For Christians who prayed God would let them stop loving the sins Prince would frequently celebrate in his music, it was often frustrating to see Prince thank God for inspiring him to write music that helped inspire the “parental advisory: explicit lyrics” sticker. But the diminutive genius from Minnesota always left us with enough hope that he’d one day put his lust behind him and quit diverting his God-given talent away from nobler subject matter.
Those hopes were realized in 2001 when Prince finally jettisoned the dirtier elements of his repertoire from live shows after becoming a Jehovah’s Witness, but for orthodox Christians, it was a rather pyrrhic victory. We were certainly glad to see Prince finally embracing Ephesians 5:3-5, but hated to see it happen at the cost of him rejecting everything the Bible taught about the Trinity, the nature of Christ, and the salvation that comes to us by grace alone.
The angels in heaven certainly rejoice when a sinner turns away from his lust because he believes that Christ has freed him from that transgression. The angels weep, however, when a sinner stops committing the same sin because he’s submitting again to the yoke of slavery, thinking that he needs to open heaven with his own works because he believes that the blood Christ shed at Calvary was insufficient to win his salvation.
Prince’s Confessions
Speaking of the crucifixion, I don’t know if Prince stopped performing it post-conversion, but the song from “Sign o’ the Times” that was most at odds with Prince’s newfound confession of faith wasn’t actually “If I Was Your Girlfriend” but the Good Friday-centered track “The Cross.” As you may have learned if you’ve ever talked with any Jehovah’s Witnesses who have knocked on your door, they are quite insistent that Jesus didn’t die on a cross, but on a “torture stake.” Likewise, Prince’s 1987 confession that eternal life comes through faith in Christ alone was certainly at odds with the Watchtower’s “Jesus started it, you finish it” doctrine of salvation.
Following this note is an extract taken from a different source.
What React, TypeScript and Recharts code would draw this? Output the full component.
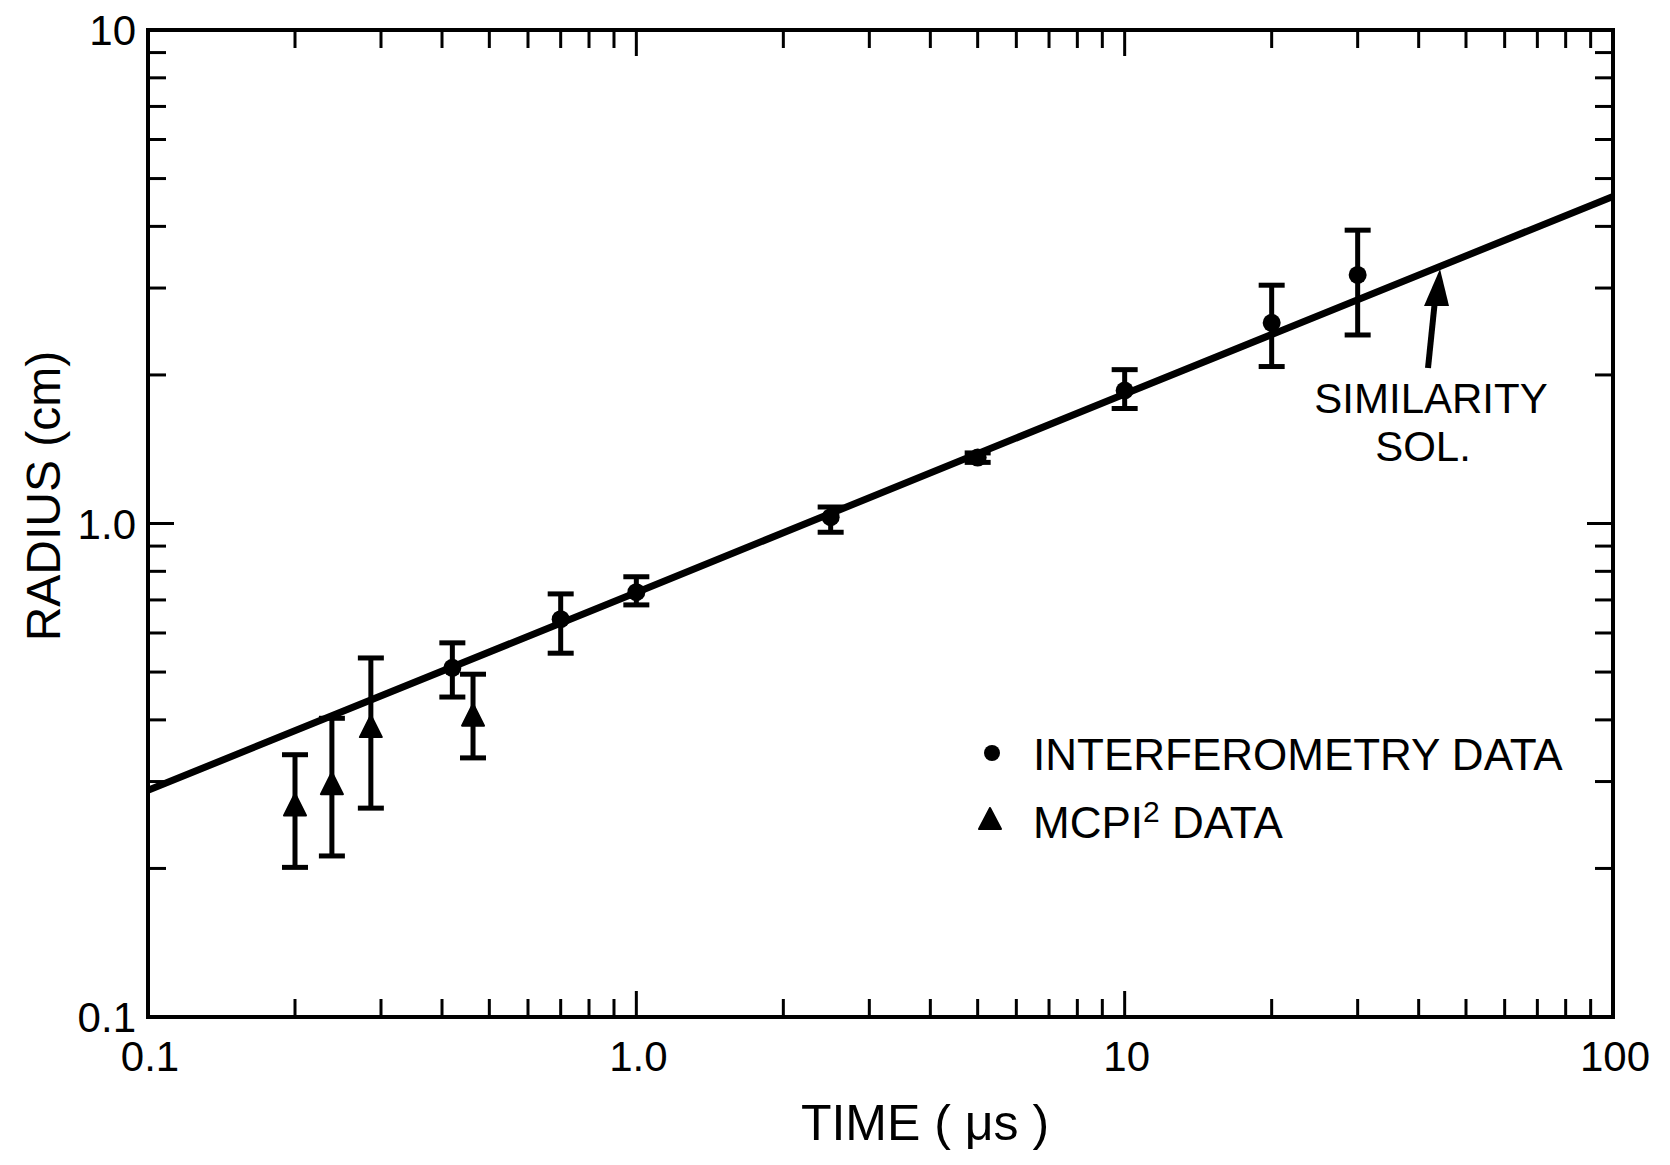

But if Prince was considering his countless compositions in his final moments, that’s the song I hope was dearest to his heart. In his last days, I hope Prince retained his rejection of his indecent compositions but returned to the God he confessed in his less outwardly righteous days and trusted that that everything his Father required of him was credited to him through faith in the bleeding hands of Jesus.
As I mourn the death of one of the twentieth century’s greatest talents, I hope he remembered the love of the triune God proclaimed to him in the Scriptures—love manifested for all the sinners of this world, even those who wrote “Darling Nikki,” when the Father’s only begotten Son died for their sins and rose again for their justification. As Prince Rogers Nelson drew his final breath, I hope he took the advice he gave the world nearly 30 years ago when he contemplated the final breath of Jesus Christ and sang, “black day, stormy night / no love, no hope in sight / don’t cry, he is coming / don’t die without knowing the cross.”